LO SPREAD TRA L’ITALIA E GLI ALTRI PAESI
Ad oggi è difficile ignorare la realtà: l’Italia è lontana anni luce dai due Paesi più solidi dell’Eurozona, cioè Francia e Germania. Rispetto a Spagna e Portogallo, le due economie periferiche che come e più di noi dal 2011 hanno sofferto le bordate della crisi, il divario diventa di giorno in giorno più ampio. Il Belpaese invece è sempre più vicino a quella Grecia che fino a ieri subiva i diktat della Troika allo scopo di evitare un default che molti davano praticamente per certo.

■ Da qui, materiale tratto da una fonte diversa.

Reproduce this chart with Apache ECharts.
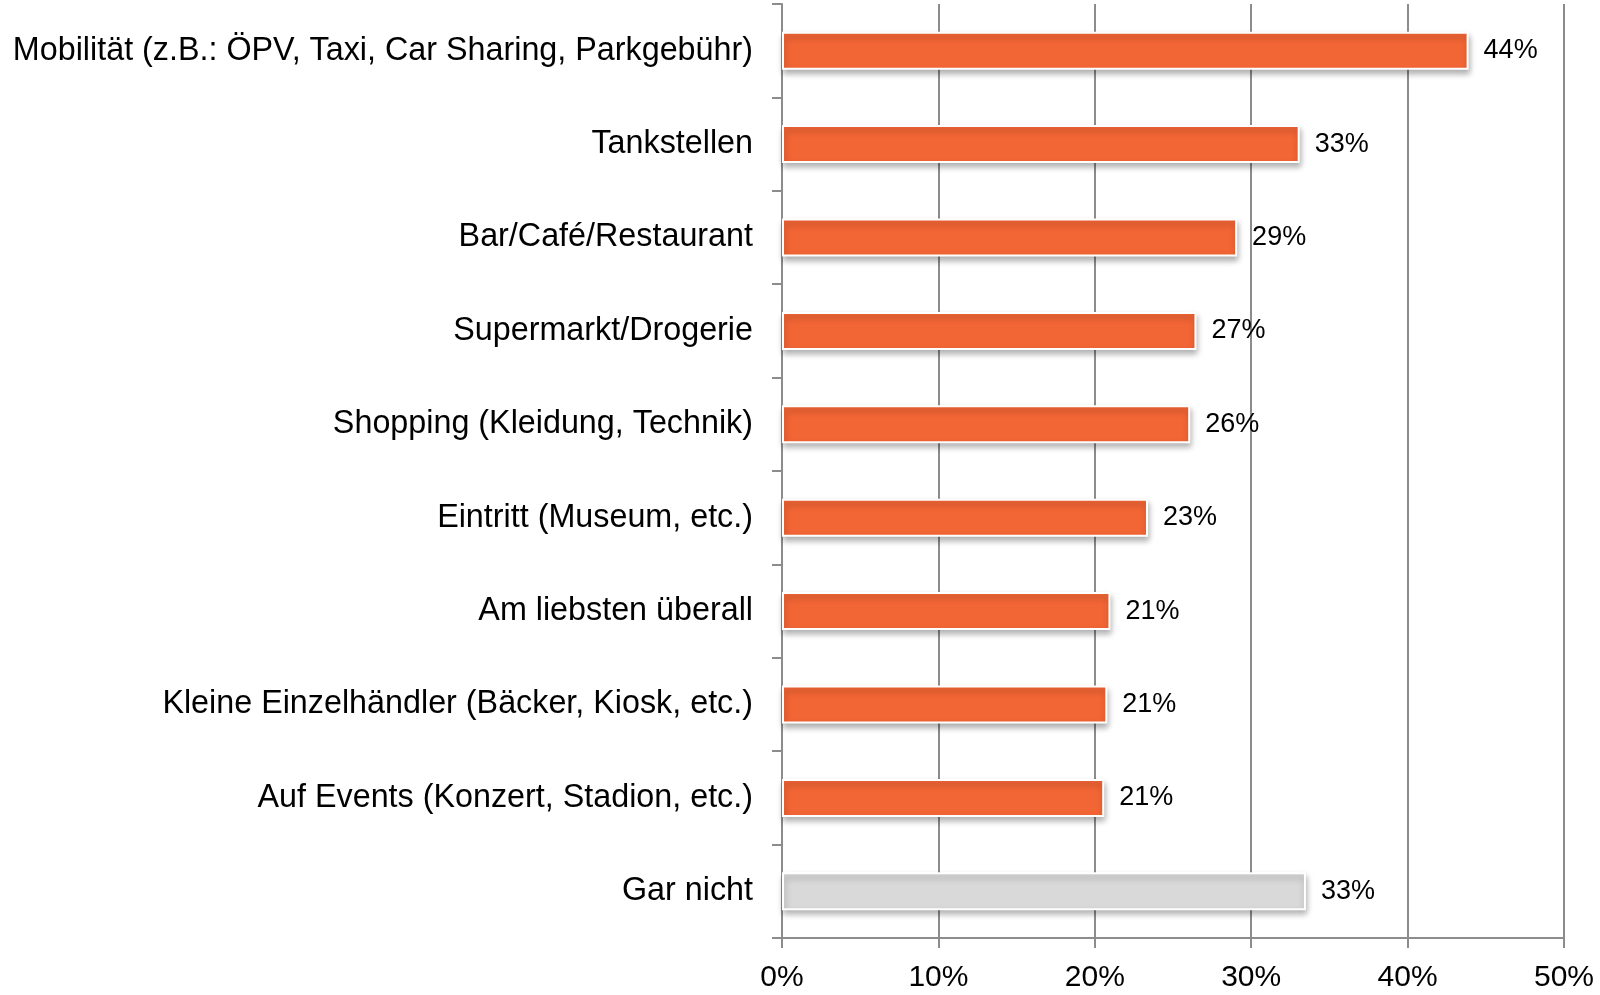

Non a caso, lo spread tra i Btp a 10 anni e i corrispondenti ellenici è pari oggi a 76 punti base (dopo aver toccato un minimo di 69 in apertura), quattro volte meno di quello che ci separa da Berlino. Per trovare un altro livello sotto i 100 punti base occorre tornare indietro fino al 2009. A gennaio 2018 la distanza era per esempio di 197 punti.
E rispetto agli altri? I bonos spagnoli ci distanziano di 192 punti base, livello mai raggiunto nemmeno durante la crisi del 2011, quando lo spread toccò quota 575 punti sul bund – gli OT portoghesi di 156, quelli francesi di 276 punti.
E il meglio, forse, deve ancora venire. L’Italia dovrà affrontare ancora molti appuntamenti importanti, primo fra tutti il giudizio di Standard & Poor’s che dovrebbe arrivare il prossimo 26 ottobre e che potrebbe portare a un nuovo declassamento dopo quello stabilito da Moody’s. Per non parlare della Manovra: dopo la bocciatura dell’Unione europea il nostro Paese ha tre settimane di tempo per correggere il tiro. I principali rappresentanti del Governo sembrano però intenzionati a tirare dritto rendendo dunque inevitabile l’avvio da parte di Bruxelles di un’inedita procedura d’infrazione per debito eccessivo. La volatilità sul mercato italiano sembra dunque assicurata.